* [Description of the task]: Return, word for word, the lines from the line holding "What matplotlib code" through the line holding "colors = ['#cccccc', '#999999', '#666666']". Include both end lines and no others.
-- Start Input data --
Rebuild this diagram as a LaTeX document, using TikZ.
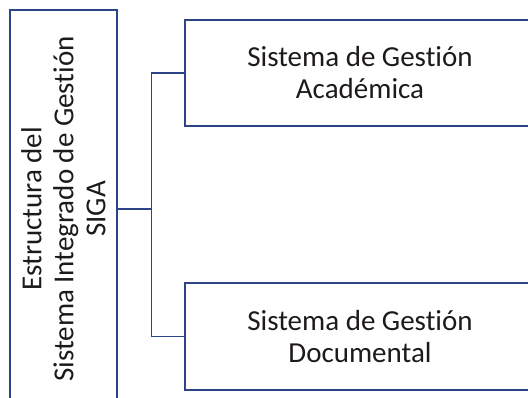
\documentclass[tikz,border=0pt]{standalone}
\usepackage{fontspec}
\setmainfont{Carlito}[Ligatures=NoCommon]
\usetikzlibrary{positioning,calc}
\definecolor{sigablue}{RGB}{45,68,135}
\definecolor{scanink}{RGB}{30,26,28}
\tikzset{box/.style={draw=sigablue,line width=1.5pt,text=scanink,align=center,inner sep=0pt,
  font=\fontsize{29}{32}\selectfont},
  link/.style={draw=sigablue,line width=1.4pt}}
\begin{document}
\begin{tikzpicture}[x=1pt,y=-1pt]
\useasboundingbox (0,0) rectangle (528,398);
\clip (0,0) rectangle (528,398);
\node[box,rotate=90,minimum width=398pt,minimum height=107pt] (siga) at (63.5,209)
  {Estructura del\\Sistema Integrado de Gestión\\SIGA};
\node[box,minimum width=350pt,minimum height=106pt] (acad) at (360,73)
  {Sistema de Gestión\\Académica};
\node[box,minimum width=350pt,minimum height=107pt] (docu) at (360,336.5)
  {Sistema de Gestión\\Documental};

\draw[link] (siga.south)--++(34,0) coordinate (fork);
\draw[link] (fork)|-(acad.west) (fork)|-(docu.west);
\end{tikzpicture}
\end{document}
-- End Input data --
-- Start Input data --
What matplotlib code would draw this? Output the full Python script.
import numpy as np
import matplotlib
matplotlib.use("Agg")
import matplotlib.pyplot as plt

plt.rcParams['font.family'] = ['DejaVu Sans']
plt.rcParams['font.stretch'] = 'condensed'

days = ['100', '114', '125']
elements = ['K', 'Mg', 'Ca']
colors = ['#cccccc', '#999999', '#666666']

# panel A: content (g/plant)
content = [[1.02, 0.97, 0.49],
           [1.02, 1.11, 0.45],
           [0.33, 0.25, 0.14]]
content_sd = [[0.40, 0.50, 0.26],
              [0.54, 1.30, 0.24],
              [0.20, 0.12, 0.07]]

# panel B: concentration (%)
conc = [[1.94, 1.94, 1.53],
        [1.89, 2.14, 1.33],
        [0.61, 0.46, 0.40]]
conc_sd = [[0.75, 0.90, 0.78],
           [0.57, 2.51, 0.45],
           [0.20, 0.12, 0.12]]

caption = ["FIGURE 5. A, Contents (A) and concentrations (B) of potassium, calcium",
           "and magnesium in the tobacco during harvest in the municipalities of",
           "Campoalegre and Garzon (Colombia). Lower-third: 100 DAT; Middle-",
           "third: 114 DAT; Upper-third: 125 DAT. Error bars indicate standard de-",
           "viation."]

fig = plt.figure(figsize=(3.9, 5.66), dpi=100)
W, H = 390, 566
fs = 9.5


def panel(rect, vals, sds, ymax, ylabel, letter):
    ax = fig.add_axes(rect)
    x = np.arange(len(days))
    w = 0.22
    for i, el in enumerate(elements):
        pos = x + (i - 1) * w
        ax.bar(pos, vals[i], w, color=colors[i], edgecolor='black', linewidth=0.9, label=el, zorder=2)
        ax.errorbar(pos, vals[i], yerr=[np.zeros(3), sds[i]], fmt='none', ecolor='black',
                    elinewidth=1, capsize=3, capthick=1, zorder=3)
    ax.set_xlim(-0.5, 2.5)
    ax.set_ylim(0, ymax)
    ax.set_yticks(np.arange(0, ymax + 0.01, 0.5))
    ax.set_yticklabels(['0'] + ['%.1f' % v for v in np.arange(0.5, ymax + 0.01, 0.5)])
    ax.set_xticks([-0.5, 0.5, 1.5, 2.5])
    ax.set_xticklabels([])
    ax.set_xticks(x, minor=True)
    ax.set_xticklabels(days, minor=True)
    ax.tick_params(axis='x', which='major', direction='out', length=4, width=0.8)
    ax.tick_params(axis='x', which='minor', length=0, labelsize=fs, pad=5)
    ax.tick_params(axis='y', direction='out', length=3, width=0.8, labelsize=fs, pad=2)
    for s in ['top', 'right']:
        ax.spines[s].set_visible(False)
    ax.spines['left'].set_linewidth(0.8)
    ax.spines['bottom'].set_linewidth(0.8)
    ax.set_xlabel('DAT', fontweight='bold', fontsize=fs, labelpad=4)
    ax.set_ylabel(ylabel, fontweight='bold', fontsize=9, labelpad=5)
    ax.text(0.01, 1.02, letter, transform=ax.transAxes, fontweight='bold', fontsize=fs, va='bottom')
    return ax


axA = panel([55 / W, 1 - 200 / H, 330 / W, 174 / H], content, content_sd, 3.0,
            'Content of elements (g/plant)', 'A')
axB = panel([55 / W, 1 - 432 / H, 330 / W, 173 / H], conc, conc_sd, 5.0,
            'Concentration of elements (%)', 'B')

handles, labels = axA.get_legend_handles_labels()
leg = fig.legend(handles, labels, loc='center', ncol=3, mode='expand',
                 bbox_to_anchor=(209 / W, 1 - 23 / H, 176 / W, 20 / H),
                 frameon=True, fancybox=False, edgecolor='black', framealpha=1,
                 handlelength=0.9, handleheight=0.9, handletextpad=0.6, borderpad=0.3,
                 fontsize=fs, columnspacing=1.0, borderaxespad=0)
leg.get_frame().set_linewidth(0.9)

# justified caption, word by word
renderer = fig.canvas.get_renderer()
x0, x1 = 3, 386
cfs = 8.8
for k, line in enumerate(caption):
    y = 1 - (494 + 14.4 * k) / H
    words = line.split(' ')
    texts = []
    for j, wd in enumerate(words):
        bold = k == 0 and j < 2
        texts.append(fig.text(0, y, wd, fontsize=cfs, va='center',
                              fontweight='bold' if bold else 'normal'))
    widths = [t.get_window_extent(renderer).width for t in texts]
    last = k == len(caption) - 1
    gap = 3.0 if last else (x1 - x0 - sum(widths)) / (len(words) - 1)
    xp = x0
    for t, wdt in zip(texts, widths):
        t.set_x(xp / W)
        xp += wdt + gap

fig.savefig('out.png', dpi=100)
-- End Input data --
-- Start Input data --
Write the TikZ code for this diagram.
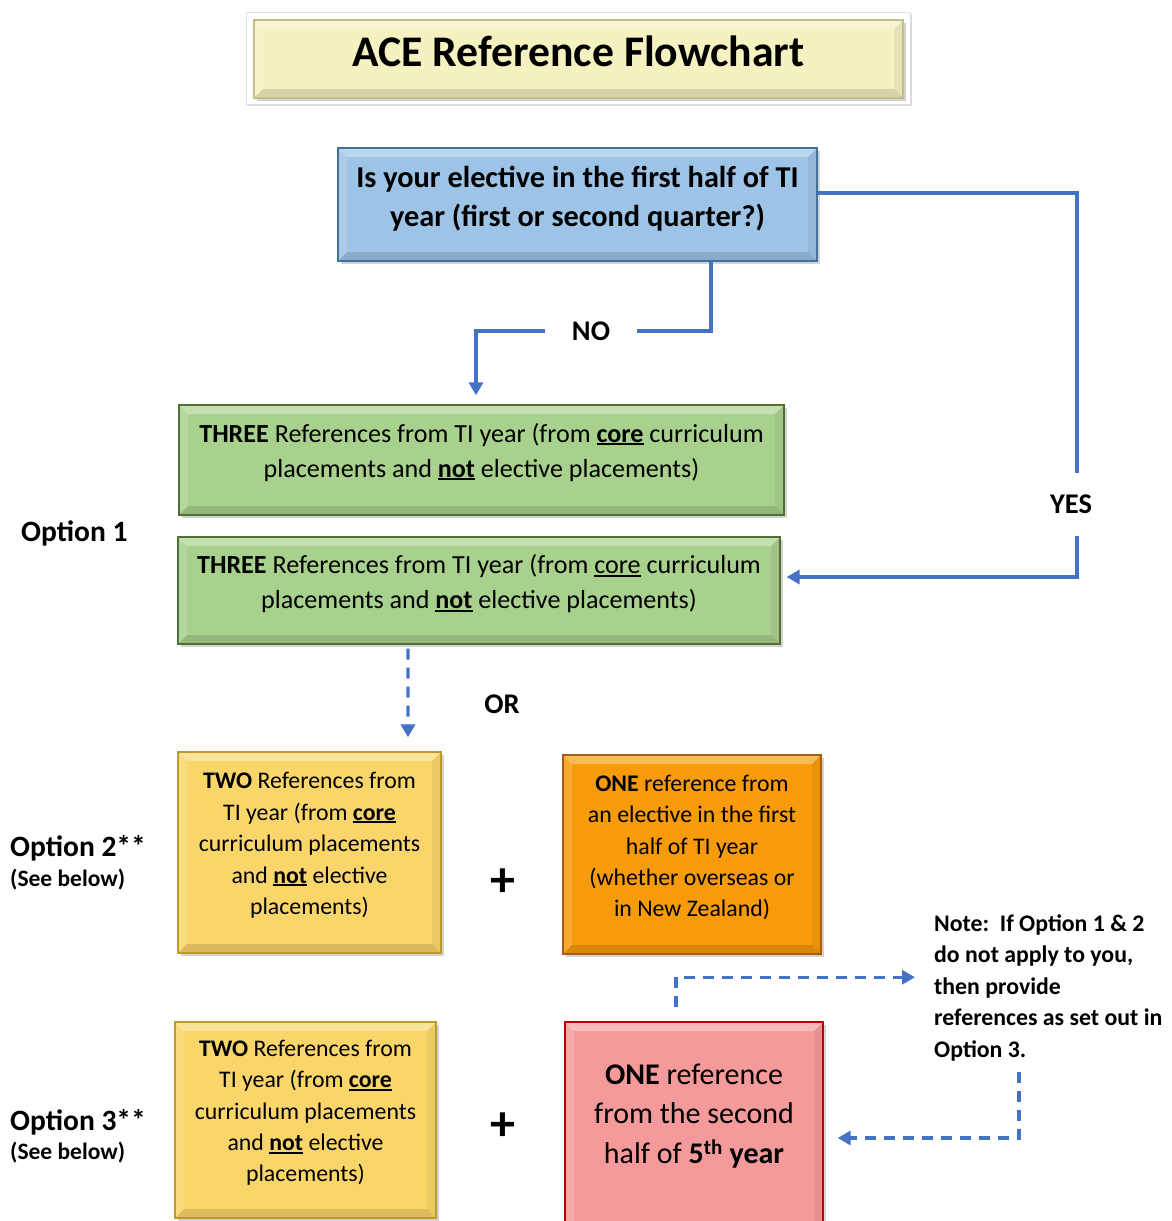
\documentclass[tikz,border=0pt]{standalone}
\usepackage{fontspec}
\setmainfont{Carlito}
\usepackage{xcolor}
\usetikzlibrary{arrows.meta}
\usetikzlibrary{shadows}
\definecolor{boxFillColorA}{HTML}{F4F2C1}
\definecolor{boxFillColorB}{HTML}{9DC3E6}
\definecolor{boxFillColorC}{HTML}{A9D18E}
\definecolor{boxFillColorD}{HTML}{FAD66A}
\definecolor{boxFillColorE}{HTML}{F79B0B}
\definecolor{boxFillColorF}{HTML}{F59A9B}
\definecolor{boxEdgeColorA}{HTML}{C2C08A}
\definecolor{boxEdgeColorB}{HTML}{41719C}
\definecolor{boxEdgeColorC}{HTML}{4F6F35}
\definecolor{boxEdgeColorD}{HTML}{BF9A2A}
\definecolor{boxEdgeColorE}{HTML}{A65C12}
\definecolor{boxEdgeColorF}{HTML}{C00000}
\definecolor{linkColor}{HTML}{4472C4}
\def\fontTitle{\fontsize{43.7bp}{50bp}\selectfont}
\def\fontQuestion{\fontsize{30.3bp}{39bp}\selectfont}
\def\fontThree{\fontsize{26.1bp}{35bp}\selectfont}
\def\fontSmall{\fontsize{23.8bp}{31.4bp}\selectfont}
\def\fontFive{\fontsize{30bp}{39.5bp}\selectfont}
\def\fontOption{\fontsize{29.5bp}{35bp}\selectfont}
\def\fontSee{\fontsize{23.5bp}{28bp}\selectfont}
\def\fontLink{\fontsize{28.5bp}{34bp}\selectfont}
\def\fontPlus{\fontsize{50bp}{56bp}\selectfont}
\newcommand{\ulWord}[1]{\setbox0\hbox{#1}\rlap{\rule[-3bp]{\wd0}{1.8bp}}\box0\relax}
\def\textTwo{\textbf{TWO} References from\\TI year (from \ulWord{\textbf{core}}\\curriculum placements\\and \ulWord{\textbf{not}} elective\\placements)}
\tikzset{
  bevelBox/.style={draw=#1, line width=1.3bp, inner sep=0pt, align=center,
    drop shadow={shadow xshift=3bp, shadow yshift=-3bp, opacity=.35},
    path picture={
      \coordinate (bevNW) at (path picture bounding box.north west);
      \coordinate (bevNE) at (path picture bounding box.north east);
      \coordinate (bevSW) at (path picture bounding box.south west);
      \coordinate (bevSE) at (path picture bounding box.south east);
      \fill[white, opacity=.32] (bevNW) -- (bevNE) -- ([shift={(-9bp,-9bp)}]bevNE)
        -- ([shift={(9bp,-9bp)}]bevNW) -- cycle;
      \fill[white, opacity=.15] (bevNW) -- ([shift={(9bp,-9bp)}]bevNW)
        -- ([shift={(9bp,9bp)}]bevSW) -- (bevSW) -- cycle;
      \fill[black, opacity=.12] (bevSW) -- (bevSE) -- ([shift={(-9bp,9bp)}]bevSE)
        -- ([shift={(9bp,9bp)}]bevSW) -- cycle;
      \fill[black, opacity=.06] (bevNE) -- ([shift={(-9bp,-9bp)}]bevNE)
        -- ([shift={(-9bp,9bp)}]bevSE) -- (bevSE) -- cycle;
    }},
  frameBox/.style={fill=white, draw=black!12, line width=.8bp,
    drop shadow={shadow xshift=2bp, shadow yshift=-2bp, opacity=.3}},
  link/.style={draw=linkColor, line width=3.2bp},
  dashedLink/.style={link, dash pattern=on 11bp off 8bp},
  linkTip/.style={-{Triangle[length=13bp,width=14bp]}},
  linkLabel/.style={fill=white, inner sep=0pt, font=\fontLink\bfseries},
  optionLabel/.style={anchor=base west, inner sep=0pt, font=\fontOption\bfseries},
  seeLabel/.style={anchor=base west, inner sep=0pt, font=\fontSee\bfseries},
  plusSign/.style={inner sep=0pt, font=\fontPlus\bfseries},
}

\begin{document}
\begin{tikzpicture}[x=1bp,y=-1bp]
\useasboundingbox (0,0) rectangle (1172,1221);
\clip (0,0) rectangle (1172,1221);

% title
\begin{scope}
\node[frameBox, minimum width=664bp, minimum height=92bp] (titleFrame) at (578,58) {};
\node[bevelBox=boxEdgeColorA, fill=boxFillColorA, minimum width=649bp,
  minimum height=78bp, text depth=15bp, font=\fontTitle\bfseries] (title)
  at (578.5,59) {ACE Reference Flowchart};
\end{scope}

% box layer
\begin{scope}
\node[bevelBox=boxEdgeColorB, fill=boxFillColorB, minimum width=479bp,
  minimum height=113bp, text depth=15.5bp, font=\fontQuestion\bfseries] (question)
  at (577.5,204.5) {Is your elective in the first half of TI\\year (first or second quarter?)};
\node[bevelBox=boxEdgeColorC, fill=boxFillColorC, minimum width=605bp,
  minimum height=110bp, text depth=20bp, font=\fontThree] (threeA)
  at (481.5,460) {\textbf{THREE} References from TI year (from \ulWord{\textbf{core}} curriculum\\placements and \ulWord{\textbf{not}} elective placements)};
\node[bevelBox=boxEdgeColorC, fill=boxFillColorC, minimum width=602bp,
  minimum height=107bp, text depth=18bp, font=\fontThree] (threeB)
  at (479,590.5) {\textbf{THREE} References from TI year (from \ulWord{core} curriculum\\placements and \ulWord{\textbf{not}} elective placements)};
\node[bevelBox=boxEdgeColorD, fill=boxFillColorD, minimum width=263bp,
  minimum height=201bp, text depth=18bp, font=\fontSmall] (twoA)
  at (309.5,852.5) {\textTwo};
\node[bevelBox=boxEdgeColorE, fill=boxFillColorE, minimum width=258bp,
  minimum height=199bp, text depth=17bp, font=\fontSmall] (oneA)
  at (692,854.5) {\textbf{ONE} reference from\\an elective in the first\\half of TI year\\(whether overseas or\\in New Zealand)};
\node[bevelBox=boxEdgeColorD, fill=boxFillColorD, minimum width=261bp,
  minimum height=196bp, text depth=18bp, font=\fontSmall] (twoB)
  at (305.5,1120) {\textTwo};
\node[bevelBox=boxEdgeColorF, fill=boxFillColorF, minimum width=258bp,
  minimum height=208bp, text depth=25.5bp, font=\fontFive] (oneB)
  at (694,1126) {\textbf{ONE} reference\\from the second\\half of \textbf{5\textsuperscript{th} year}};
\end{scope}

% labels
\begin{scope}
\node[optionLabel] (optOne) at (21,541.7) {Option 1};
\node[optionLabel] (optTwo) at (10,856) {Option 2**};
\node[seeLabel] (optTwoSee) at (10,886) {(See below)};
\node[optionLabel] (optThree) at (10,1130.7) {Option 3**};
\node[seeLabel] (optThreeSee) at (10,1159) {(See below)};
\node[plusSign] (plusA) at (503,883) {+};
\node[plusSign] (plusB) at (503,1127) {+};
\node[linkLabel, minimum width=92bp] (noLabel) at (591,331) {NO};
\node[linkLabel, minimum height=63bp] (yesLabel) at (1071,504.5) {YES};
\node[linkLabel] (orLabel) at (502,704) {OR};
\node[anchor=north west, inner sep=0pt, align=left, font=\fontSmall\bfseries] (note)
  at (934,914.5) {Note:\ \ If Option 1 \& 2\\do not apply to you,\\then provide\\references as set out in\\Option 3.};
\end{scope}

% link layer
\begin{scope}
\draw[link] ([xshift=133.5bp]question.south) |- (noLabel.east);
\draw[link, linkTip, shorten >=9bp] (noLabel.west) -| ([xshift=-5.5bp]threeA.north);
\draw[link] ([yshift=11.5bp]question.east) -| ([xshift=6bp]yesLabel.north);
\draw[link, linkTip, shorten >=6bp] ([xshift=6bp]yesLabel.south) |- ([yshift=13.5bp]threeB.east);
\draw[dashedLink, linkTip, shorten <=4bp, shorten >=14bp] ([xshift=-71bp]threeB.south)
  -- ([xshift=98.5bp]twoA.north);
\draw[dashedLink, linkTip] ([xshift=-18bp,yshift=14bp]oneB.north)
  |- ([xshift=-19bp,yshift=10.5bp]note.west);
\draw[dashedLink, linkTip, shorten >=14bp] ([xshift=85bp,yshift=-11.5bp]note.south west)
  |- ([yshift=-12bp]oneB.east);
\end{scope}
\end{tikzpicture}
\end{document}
-- End Input data --
* [Task result]:
What matplotlib code would draw this? Output the full Python script.
import numpy as np
import matplotlib
matplotlib.use("Agg")
import matplotlib.pyplot as plt

plt.rcParams['font.family'] = ['DejaVu Sans']
plt.rcParams['font.stretch'] = 'condensed'

days = ['100', '114', '125']
elements = ['K', 'Mg', 'Ca']
colors = ['#cccccc', '#999999', '#666666']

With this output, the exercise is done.